Maybe I shouldn't have jumped to conclusions before actually viewing the ad.
I also could have dusted off my '90s trivia and recalled the Subway campaign with Jared Fogle, who lost 240 pounds by eating the chain's horrible heroes for lunch and dinner, every day. (Unfortunately, he seems to have put a few of those LBs back on recently.)
Anyway, Taco Bell's new menu just got the full Times treatment in the Thursday Styles section (that would be the homely cousin of Sunday Styles) , so you know that like modern NYC cavemen (again with the cavemen!) and jaguar-free honey, it is not only real, but totally mainstream.
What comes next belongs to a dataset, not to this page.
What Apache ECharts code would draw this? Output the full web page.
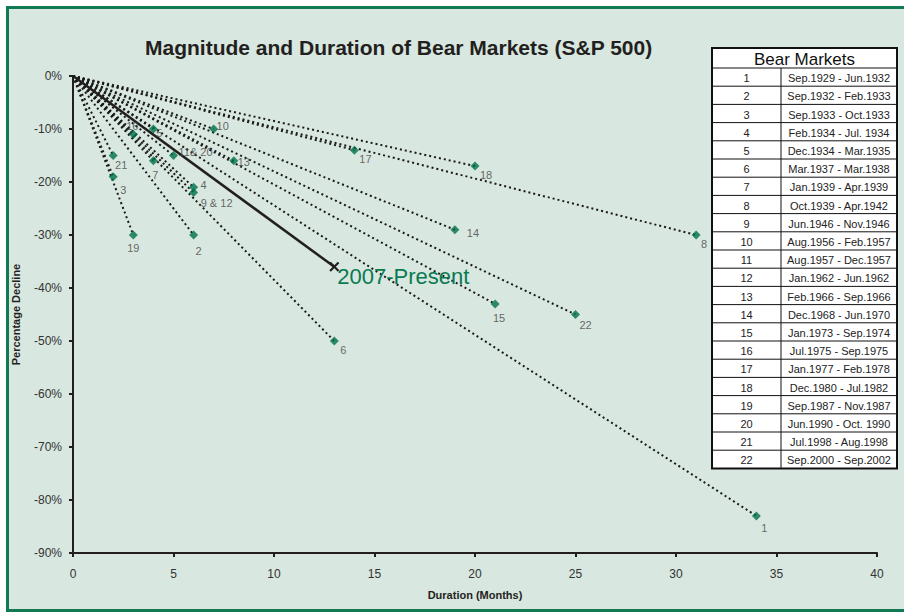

That said, some experts are skeptical:
“Even if they’re offering healthy fare, go into it with a wary eye — more likely they’re tricking you,” said Elizabeth Somer, the author of “Eat Your Way to Happiness,” and a registered dietitian in Salem, Ore. “The fast-food restaurants have not led the troops in healthy eating yet, so there’s no reason to believe they’re going to change their colors now.”
Anyway, the Taco Bell commercials (RIP Gidget "Taco Bell Chihuahua" Chipperton, BTW) made me wonder about some other unlikely campaigns. Beer ads promoting the products help in making sound choices re: sleeping partners? Old Navy commercials set on the Paris runways? Toyota trumpeting its recent safety record?
Who knows what they'll think of next.
All I know is I won't be following the Taco Bell diet, since half of my friends who have eaten those gorditos stumbled upon the accidental weight loss plan of a 48-hour puking marathon.